Retail broking topline declines; client addition run-rate subdued

* ISEC’s retail broking revenue declined 25% YoY and 19% QoQ to INR2.6b.

*  Its retail cash segment market share contracted 30bp QoQ to 9.7% while derivatives market share expanded 20bp QoQ to 3.5%.

* The Institutional Equities segment revenue declined 5% YoY/14%QoQ to INR411m in 1QFY23.

* ISEC added 447k new customers in 1QFY23 v/s 618k QoQ. The activation rate declined 300bp QoQ to 79%. The number of NSE active clients rose to 3.2m from 3.0m QoQ.

Interest income and distribution income drive revenue growth

* ISEC’s interest income grew 66% YoY/3% QoQ to INR2.2b. MTF book remained flat sequentially at INR58b, whereas MTF market share expanded 10bp QoQ to 22.4%. As directed by the management, ESOP book declined to INR13b from INR14.6b last quarter due to the revised regulatory norms.

* Distribution revenue rose 26% YoY to INR1.5b (-10% QoQ), led by strong performance across segments. SIP count increased to 1.0m from 0.99m in 4QFY22, while SIP market share declined to 3.4% from 3.7% in 4QFY22. Overall, MF AUM rose 11% YoY to INR489b but dipped 3% QoQ in 1QFY23.

* With volatile equity markets, investment banking revenue decreased to INR350m (-46% QoQ). However, ISEC continues to have a strong deal pipeline (IPO) with 42 deals (excluding 23 deals where the amount is yet to be decided) amounting over INR825b.

Highlights from the management commentary

* The regulator is focused on ensuring that the brokers are maintaining adequate checks and balances before allowing customers to start trading in F&O, which is quite prevalent in the industry.

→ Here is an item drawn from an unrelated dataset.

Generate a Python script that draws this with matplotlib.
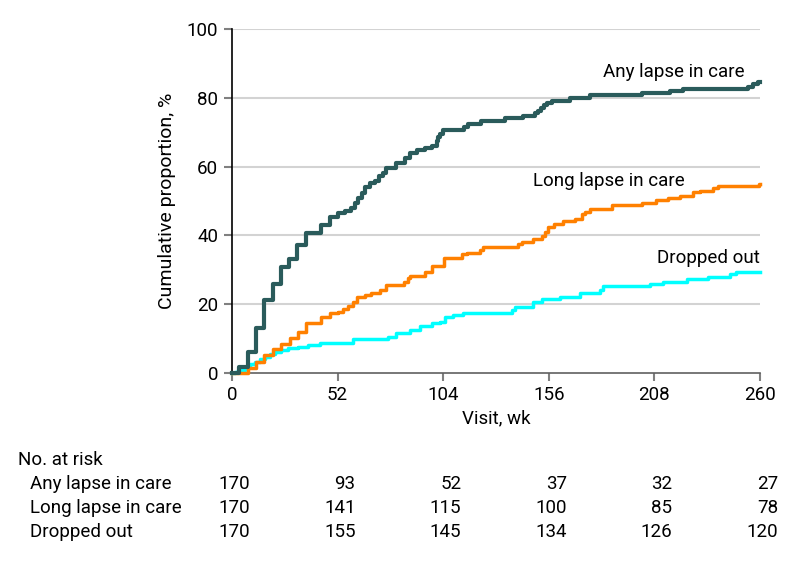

* Considering the current tough conditions, the management has calibrated its FY23E investment plans and now has spread it over the next six quarters.

Valuation and view

ISEC has seen tough times in the recent past due to high linkage of its revenue to broader equity markets. This has translated into a sharp decline in broking revenue as its dependence on cash volumes is relatively higher. Further, the primary issuances have slowed down materially. ISEC is now on the course to diversify its revenue with the launch of several tools and products for the derivatives segment. Besides, the company has intensified its focus on increasing penetration of MTF among its customers. The launch of new distribution products will further enhance revenue in due course. On the cost front, ISEC is calibrating spends considering the revenue slowdown. We cut our FY23E/FY24E EPS by 2.6%/2.5% to factor in weaker-than-expected traction in the broking segment and higher operating cost. We maintain our BUY rating on the stock with a revised TP of INR570 (based on 15x FY24E P/E).